Soares ao telefone
O caso não é para menos e já vamos perdendo a conta às inúmeras notícias, reportagens, comentários e outras peças que sobre o caso BES/GES têm vindo à estampa. Uma informação abundante que vai circulando nos diferentes órgãos de comunicação, mais em jeito de novela policial do que de apuramento real dos factos e responsabilidades políticas e económicas inerentes ao colapso do império Espírito Santo. Estratégia ou não dos poderes dominantes, o facto é que na enxurrada da informação que vai estando disponível muitos vão perdendo o fio à meada por entre a complexa teia de labirínticas relações entre grupos económicos e poder político, ou perante a sucessão de episódios, como a recente demissão dos administradores do chamado Novo Banco, entre eles o conselheiro de Estado, escolhido por Cavaco, chamado Vítor Bento.

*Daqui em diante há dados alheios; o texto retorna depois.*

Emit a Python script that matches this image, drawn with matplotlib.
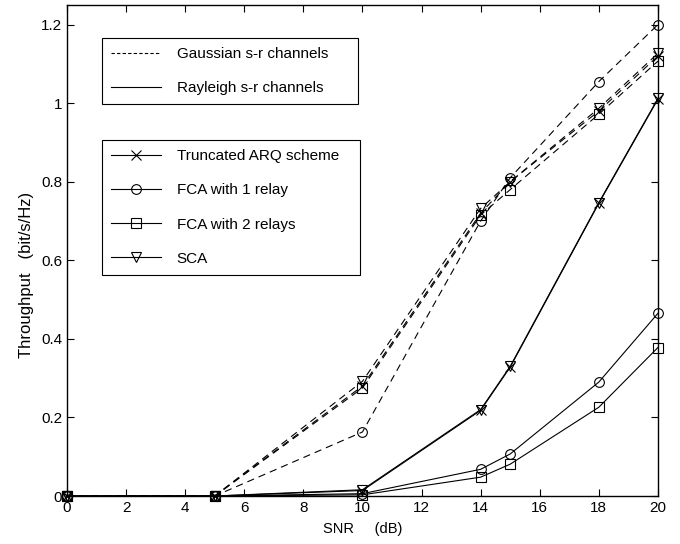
import numpy as np
import matplotlib
matplotlib.use('Agg')
import matplotlib.pyplot as plt
from matplotlib.lines import Line2D

plt.rcParams['font.family'] = ['Liberation Sans', 'DejaVu Sans']

# SNR points (dB)
snr = [0, 5, 10, 14, 15, 18, 20]

# Gaussian s-r channels (dashed)
g_arq = [0, 0, 0.28, 0.72, 0.80, 0.98, 1.12]
g_fca1 = [0, 0, 0.163, 0.70, 0.81, 1.055, 1.20]
g_fca2 = [0, 0, 0.275, 0.715, 0.78, 0.972, 1.107]
g_sca = [0, 0, 0.292, 0.732, 0.80, 0.987, 1.127]

# Rayleigh s-r channels (solid)
r_arq = [0, 0, 0.014, 0.218, 0.328, 0.745, 1.01]
r_fca1 = [0, 0, 0.006, 0.068, 0.107, 0.29, 0.465]
r_fca2 = [0, 0, 0.003, 0.048, 0.081, 0.226, 0.378]
r_sca = [0, 0, 0.016, 0.22, 0.33, 0.747, 1.012]

fig = plt.figure(figsize=(6.8, 5.44), dpi=100)
ax = fig.add_axes([0.0985, 0.0882, 0.869, 0.9026])

ms = 7
dash = (0, (6.5, 4.5))
lw = 0.8
series = [
    (g_arq, 'x', dash), (g_fca1, 'o', dash), (g_fca2, 's', dash), (g_sca, 'v', dash),
    (r_arq, 'x', '-'), (r_fca1, 'o', '-'), (r_fca2, 's', '-'), (r_sca, 'v', '-'),
]
for vals, mk, ls in series:
    ax.plot(snr, vals, color='black', linestyle=ls, linewidth=lw, marker=mk,
            markersize=ms, markerfacecolor='none', markeredgecolor='black',
            markeredgewidth=0.8, clip_on=False, zorder=3)

ax.set_xlim(0, 20)
ax.set_ylim(0, 1.25)
ax.set_xticks(np.arange(0, 21, 2))
ax.set_yticks([0, 0.2, 0.4, 0.6, 0.8, 1.0, 1.2])
ax.set_yticklabels(['0', '0.2', '0.4', '0.6', '0.8', '1', '1.2'])
ax.tick_params(direction='in', top=True, right=True, labelsize=11, length=5, width=0.8)
for s in ax.spines.values():
    s.set_linewidth(1.0)
ax.set_xlabel('SNR     (dB)', fontsize=10.5, labelpad=5)
ax.set_ylabel('Throughput   (bit/s/Hz)', fontsize=12)
ax.yaxis.set_label_coords(-0.056, 0.45)

leg_kw = dict(loc='upper left', mode='expand', frameon=True, fancybox=False,
              edgecolor='black', framealpha=1, fontsize=11, borderaxespad=0,
              handlelength=3.3, handletextpad=1.0)

h1 = [Line2D([], [], color='black', lw=lw, linestyle=(0, (3, 2))),
      Line2D([], [], color='black', lw=lw, linestyle='-')]
leg1 = ax.legend(h1, ['Gaussian s-r channels', 'Rayleigh s-r channels'],
                 bbox_to_anchor=(0.059, 0.933, 0.433, 0), labelspacing=1.3,
                 borderpad=0.6, **leg_kw)
leg1.get_frame().set_linewidth(0.8)
ax.add_artist(leg1)

h2 = [Line2D([], [], color='black', lw=lw, marker=m, markersize=ms,
             markerfacecolor='none', markeredgewidth=0.8) for m in ['x', 'o', 's', 'v']]
leg2 = ax.legend(h2, ['Truncated ARQ scheme', 'FCA with 1 relay', 'FCA with 2 relays', 'SCA'],
                 bbox_to_anchor=(0.059, 0.725, 0.437, 0), labelspacing=1.32,
                 borderpad=0.6, **leg_kw)
leg2.get_frame().set_linewidth(0.8)

fig.savefig('out.png', dpi=100)
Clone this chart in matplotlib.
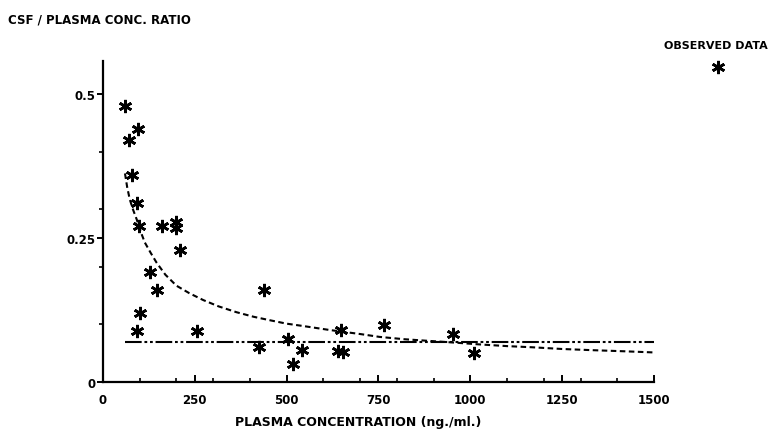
import numpy as np
import matplotlib
matplotlib.use("Agg")
import matplotlib.pyplot as plt
from matplotlib.ticker import FixedLocator, MultipleLocator

plt.rcParams['font.family'] = 'DejaVu Sans'
plt.rcParams['font.weight'] = 'bold'
plt.rcParams['lines.scale_dashes'] = False

# observed data (plasma conc ng/ml, csf/plasma ratio)
obs_x = [60, 96, 71, 78, 92, 99, 160, 200, 198, 209, 128, 146, 100, 92, 256,
         438, 425, 505, 543, 517, 649, 640, 653, 764, 952, 1011]
obs_y = [0.479, 0.440, 0.420, 0.359, 0.310, 0.271, 0.271, 0.278, 0.268, 0.229,
         0.190, 0.159, 0.119, 0.089, 0.089, 0.159, 0.060, 0.074, 0.055, 0.031,
         0.090, 0.053, 0.052, 0.098, 0.083, 0.050]

# fitted curve (dashed)
fit_x = [60, 66, 73, 82, 92, 102, 114, 130, 146, 170, 200, 235, 273, 315, 363,
         410, 454, 500, 544, 617, 700, 753, 820, 889, 960, 1024, 1100, 1168,
         1250, 1330, 1420, 1500]
fit_y = [0.362, 0.338, 0.317, 0.299, 0.282, 0.262, 0.242, 0.224, 0.207, 0.186,
         0.167, 0.154, 0.142, 0.131, 0.121, 0.113, 0.107, 0.101, 0.097, 0.090,
         0.083, 0.078, 0.074, 0.071, 0.068, 0.065, 0.062, 0.060, 0.057, 0.055,
         0.053, 0.051]

# mean ratio (dash-dot)
mean_x = [60, 1500]
mean_y = [0.069, 0.069]

xticks = [0, 250, 500, 750, 1000, 1250, 1500]
xticklabels = ['0', '250', '500', '750', '1000', '1250', '1500']
yticks = [0, 0.25, 0.5]
yticklabels = ['0', '0.25', '0.5']

fig = plt.figure(figsize=(7.74, 4.35), dpi=100)
ax = fig.add_axes([0.133, 0.120, 0.712, 0.737])

ax.plot(fit_x, fit_y, color='black', lw=1.5, dashes=(4, 2.5))
ax.plot(mean_x, mean_y, color='black', lw=1.5, dashes=(12, 2, 2, 2, 2, 2))
ax.plot(obs_x, obs_y, ls='none', marker=(6, 2, 0), ms=9.5, mew=1.9, color='black')

ax.set_xlim(0, 1500)
ax.set_ylim(0, 0.557)
ax.spines['top'].set_visible(False)
ax.spines['right'].set_visible(False)
ax.spines['left'].set_linewidth(1.6)
ax.spines['bottom'].set_linewidth(1.6)

ax.xaxis.set_major_locator(FixedLocator(xticks))
ax.xaxis.set_minor_locator(FixedLocator(list(range(100, 1500, 100))))
ax.yaxis.set_major_locator(FixedLocator(yticks))
ax.yaxis.set_minor_locator(FixedLocator([0.1, 0.2, 0.3, 0.4]))
ax.set_xticklabels(xticklabels)
ax.set_yticklabels(yticklabels)

ax.tick_params(axis='x', which='major', direction='in', length=5, width=1.4, labelsize=8.5, pad=8)
ax.tick_params(axis='x', which='minor', direction='in', length=3, width=1.2)
ax.tick_params(axis='y', which='major', direction='out', length=4, width=1.4, labelsize=8.5, pad=1)
ax.tick_params(axis='y', which='minor', direction='out', length=3, width=1.2)

ax.set_xlabel('PLASMA CONCENTRATION (ng./ml.)', fontsize=9, fontweight='bold')
ax.xaxis.set_label_coords(0.463, -0.105)

fig.text(0.010, 0.955, 'CSF / PLASMA CONC. RATIO', fontsize=8.5, fontweight='bold',
         ha='left', va='center')
fig.text(0.925, 0.894, 'OBSERVED DATA', fontsize=8, fontweight='bold',
         ha='center', va='center')
fig.lines.append(plt.Line2D([0.928], [0.844], transform=fig.transFigure, ls='none',
                            marker=(6, 2, 0), ms=9.5, mew=1.9, color='black'))

fig.savefig('out.png', dpi=100)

Surgem no entanto pequenas «pérolas» que lançam alguma luz sobre a forma em como este polvo foi ganhando (e está a ganhar, não nos iludamos!) força e poder na sociedade portuguesa, na inversa medida, claro está, do agravamento da exploração e pobreza do nosso povo.

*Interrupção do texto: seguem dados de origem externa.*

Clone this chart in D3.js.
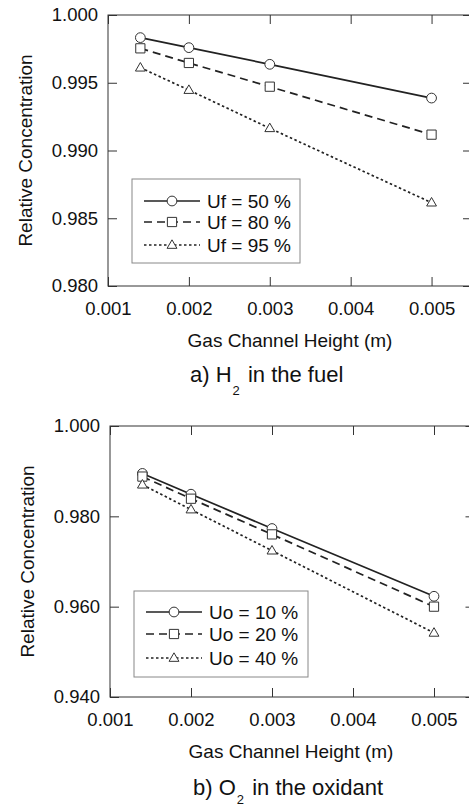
<!DOCTYPE html>
<html>
<head>
<meta charset="utf-8">
<script src="https://cdn.jsdelivr.net/npm/d3@7"></script>
<style>
  html, body { margin: 0; padding: 0; background: #fff; }
  svg { display: block; }
  text { font-family: "Liberation Sans", Arial, Helvetica, sans-serif; fill: #111; }
</style>
</head>
<body>
<svg id="chart" width="469" height="806"></svg>
<script>
// Channel heights (m) shared by both panels
const heights = [0.0014, 0.002, 0.003, 0.005];
const xTicks = [0.001, 0.002, 0.003, 0.004, 0.005];

// Panel a) H2 in the fuel, by fuel utilisation
const fuelLabels = ["Uf = 50 %", "Uf = 80 %", "Uf = 95 %"];
const fuelUf50 = [0.99833, 0.99759, 0.99636, 0.99387];
const fuelUf80 = [0.99754, 0.99646, 0.99471, 0.99117];
const fuelUf95 = [0.99611, 0.99446, 0.99164, 0.98615];
const fuelTicks = [0.980, 0.985, 0.990, 0.995, 1.000];

// Panel b) O2 in the oxidant, by oxidant utilisation
const oxLabels = ["Uo = 10 %", "Uo = 20 %", "Uo = 40 %"];
const oxUo10 = [0.9895, 0.9849, 0.9773, 0.9623];
const oxUo20 = [0.9888, 0.9839, 0.9760, 0.9600];
const oxUo40 = [0.9870, 0.9815, 0.9724, 0.9542];
const oxTicks = [0.940, 0.960, 0.980, 1.000];

const svg = d3.select("#chart");
const dashes = [null, "8,5", "2.5,2.5"];
const symbols = [d3.symbolCircle, d3.symbolSquare, d3.symbolTriangle];
const symSizes = [75, 85, 42];

function panel(cfg) {
  const x = d3.scaleLinear().domain([0.001, 0.0055]).range([cfg.left, cfg.right]);
  const y = d3.scaleLinear().domain(cfg.yDomain).range([cfg.bottom, cfg.top]);
  const g = svg.append("g");

  // frame
  g.append("rect")
    .attr("x", cfg.left).attr("y", cfg.top)
    .attr("width", cfg.right - cfg.left).attr("height", cfg.bottom - cfg.top)
    .attr("fill", "none").attr("stroke", "#333").attr("stroke-width", 1);

  // inward ticks on all four sides
  const tl = 9;
  const bottomAxis = d3.axisBottom(x).tickValues(xTicks).tickSize(-tl).tickFormat(d3.format(".3f")).tickPadding(16);
  const ax = g.append("g").attr("transform", `translate(0,${cfg.bottom})`).call(bottomAxis);
  const topAxis = d3.axisTop(x).tickValues(xTicks).tickSize(-tl).tickFormat("");
  const at = g.append("g").attr("transform", `translate(0,${cfg.top})`).call(topAxis);
  const leftAxis = d3.axisLeft(y).tickValues(cfg.yTicks).tickSize(-tl).tickFormat(d3.format(".3f")).tickPadding(10);
  const ay = g.append("g").attr("transform", `translate(${cfg.left},0)`).call(leftAxis);
  const rightAxis = d3.axisRight(y).tickValues(cfg.yTicks).tickSize(-tl).tickFormat("");
  const ar = g.append("g").attr("transform", `translate(${cfg.right},0)`).call(rightAxis);
  [ax, at, ay, ar].forEach(a => {
    a.select(".domain").remove();
    a.selectAll("line").attr("stroke", "#333");
    a.selectAll("text").attr("font-size", 18.5).attr("fill", "#111")
      .attr("font-family", "'Liberation Sans', Arial, sans-serif");
  });
  ax.selectAll("text").attr("dy", "0.71em");

  // axis titles
  g.append("text")
    .attr("x", (cfg.left + 472) / 2).attr("y", cfg.bottom + 61)
    .attr("text-anchor", "middle").attr("font-size", 19)
    .text("Gas Channel Height (m)");
  g.append("text")
    .attr("transform", `translate(${cfg.left - 76},${(cfg.top + cfg.bottom) / 2}) rotate(-90)`)
    .attr("text-anchor", "middle").attr("font-size", 19)
    .text("Relative Concentration");

  // caption with subscript
  const cap = g.append("text")
    .attr("x", cfg.capX).attr("y", cfg.bottom + cfg.capDy)
    .attr("font-size", 22);
  cap.append("tspan").text(cfg.cap[0]);
  cap.append("tspan").attr("dx", 1).attr("dy", cfg.subDy).attr("font-size", 13).text(cfg.cap[1]);
  cap.append("tspan").attr("dx", 2).attr("dy", -cfg.subDy).text(cfg.cap[2]);

  // series lines and markers
  const line = d3.line().x((d, i) => x(heights[i])).y(d => y(d));
  cfg.series.forEach((vals, s) => {
    g.append("path").datum(vals)
      .attr("d", line).attr("fill", "none")
      .attr("stroke", "#222").attr("stroke-width", 1.7)
      .attr("stroke-dasharray", dashes[s]);
  });
  cfg.series.forEach((vals, s) => {
    g.selectAll(null).data(vals).join("path")
      .attr("transform", (d, i) => `translate(${x(heights[i])},${y(d) + (s === 2 ? 0.5 : 0)})`)
      .attr("d", d3.symbol().type(symbols[s]).size(symSizes[s]))
      .attr("fill", "#fff").attr("stroke", "#333").attr("stroke-width", 1);
  });

  // legend
  const L = cfg.legend;
  g.append("rect")
    .attr("x", L.x).attr("y", L.y).attr("width", L.w).attr("height", L.h)
    .attr("fill", "#fff").attr("stroke", "#888").attr("stroke-width", 1);
  cfg.labels.forEach((lab, s) => {
    const ry = L.rows[s];
    g.append("line")
      .attr("x1", L.x + 12).attr("x2", L.x + 68)
      .attr("y1", ry).attr("y2", ry)
      .attr("stroke", "#222").attr("stroke-width", 1.5)
      .attr("stroke-dasharray", dashes[s]);
    g.append("path")
      .attr("transform", `translate(${L.x + 40},${ry + (s === 2 ? 0.5 : 0)})`)
      .attr("d", d3.symbol().type(symbols[s]).size(symSizes[s]))
      .attr("fill", "#fff").attr("stroke", "#333").attr("stroke-width", 1);
    g.append("text")
      .attr("x", L.x + 75).attr("y", ry).attr("dy", "0.36em")
      .attr("font-size", 19).text(lab);
  });
}

panel({
  left: 108, right: 472, top: 15, bottom: 286,
  yDomain: [0.980, 1.000], yTicks: fuelTicks,
  series: [fuelUf50, fuelUf80, fuelUf95], labels: fuelLabels,
  cap: ["a) H", "2", " in the fuel"], capX: 190, capDy: 96, subDy: 13,
  legend: { x: 132, y: 179, w: 168, h: 84, rows: [201, 222, 245] }
});

panel({
  left: 110, right: 474.5, top: 426, bottom: 697,
  yDomain: [0.940, 1.000], yTicks: oxTicks,
  series: [oxUo10, oxUo20, oxUo40], labels: oxLabels,
  cap: ["b) O", "2", " in the oxidant"], capX: 193, capDy: 98, subDy: 9,
  legend: { x: 134, y: 591, w: 174, h: 86, rows: [612, 634, 658] }
});
</script>
</body>
</html>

Vem isto a propósito de uma reportagem exibida pela RTP1 no programa linha da frente que faz uma espécie de reconstituição da vida e percurso do banqueiro Ricardo Salgado e onde, lá para o minuto 5 da referida reportagem, nos aparece a figura de Mário Soares a explicar – por vaidade ou distracção – o seguinte: estávamos no início da década de 90 quando o próprio telefonou a Ricardo Salgado dizendo-lhe que estavam a «desnacionalizar» a economia e se ele não queria ficar com o «seu banco», ao que Ricardo Salgado lhe terá respondido que sim, mas que, pobre coitado, não tinha dinheiro, coisa que Soares se prontificou a resolver com um simples telefonema ao «mon ami Miterrand» que por via de um banco francês (BNP Paribas) lhe disponibilizou a massa.

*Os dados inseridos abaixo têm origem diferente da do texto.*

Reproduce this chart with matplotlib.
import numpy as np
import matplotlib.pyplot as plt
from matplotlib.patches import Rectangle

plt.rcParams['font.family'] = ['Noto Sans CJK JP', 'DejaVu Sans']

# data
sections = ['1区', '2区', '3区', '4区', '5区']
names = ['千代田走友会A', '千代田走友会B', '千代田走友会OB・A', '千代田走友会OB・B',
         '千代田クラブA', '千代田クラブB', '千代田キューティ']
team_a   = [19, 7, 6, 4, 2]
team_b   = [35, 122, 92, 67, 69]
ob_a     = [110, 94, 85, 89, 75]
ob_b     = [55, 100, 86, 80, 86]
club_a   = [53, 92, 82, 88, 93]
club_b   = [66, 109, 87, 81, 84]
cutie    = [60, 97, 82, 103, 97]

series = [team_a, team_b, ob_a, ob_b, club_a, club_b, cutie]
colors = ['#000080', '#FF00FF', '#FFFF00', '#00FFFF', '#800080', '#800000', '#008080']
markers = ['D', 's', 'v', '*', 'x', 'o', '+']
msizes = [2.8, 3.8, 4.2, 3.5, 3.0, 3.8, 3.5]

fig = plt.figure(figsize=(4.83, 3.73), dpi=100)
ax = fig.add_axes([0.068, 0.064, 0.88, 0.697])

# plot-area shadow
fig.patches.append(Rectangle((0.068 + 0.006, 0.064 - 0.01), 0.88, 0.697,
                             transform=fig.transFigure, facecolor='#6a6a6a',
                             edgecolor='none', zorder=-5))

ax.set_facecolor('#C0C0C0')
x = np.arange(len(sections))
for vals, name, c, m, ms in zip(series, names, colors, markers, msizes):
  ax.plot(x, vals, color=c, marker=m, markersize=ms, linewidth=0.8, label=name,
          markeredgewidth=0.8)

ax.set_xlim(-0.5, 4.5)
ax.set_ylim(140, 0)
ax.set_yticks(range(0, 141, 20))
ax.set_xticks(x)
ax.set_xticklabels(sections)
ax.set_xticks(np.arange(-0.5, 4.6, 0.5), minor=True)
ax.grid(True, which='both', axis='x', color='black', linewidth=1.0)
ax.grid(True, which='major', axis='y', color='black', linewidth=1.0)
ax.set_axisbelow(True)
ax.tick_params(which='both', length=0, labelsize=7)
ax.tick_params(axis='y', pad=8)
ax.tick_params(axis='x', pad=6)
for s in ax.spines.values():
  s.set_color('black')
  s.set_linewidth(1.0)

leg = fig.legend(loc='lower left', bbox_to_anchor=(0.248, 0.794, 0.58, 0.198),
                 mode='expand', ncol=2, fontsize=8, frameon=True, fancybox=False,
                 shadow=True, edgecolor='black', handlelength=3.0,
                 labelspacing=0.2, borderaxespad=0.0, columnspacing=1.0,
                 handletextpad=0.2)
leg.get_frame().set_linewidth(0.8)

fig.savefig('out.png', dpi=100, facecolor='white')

Não sei quantos mais telefonemas fez Mário Soares nessa como em outras alturas para dar a mão a um punhado de capitalistas que anos antes eram o suporte do regime fascista. Mas o que é certo e seguro é que sem a intervenção activa do PS, mas também do PSD e CDS, não teria sido possível assistirmos ao criminoso percurso de privatizações de empresas estratégicas para o País e à reconstituição dos grupos monopolistas que a Revolução de Abril, por razões que são cada vez mais evidentes, justamente liquidou.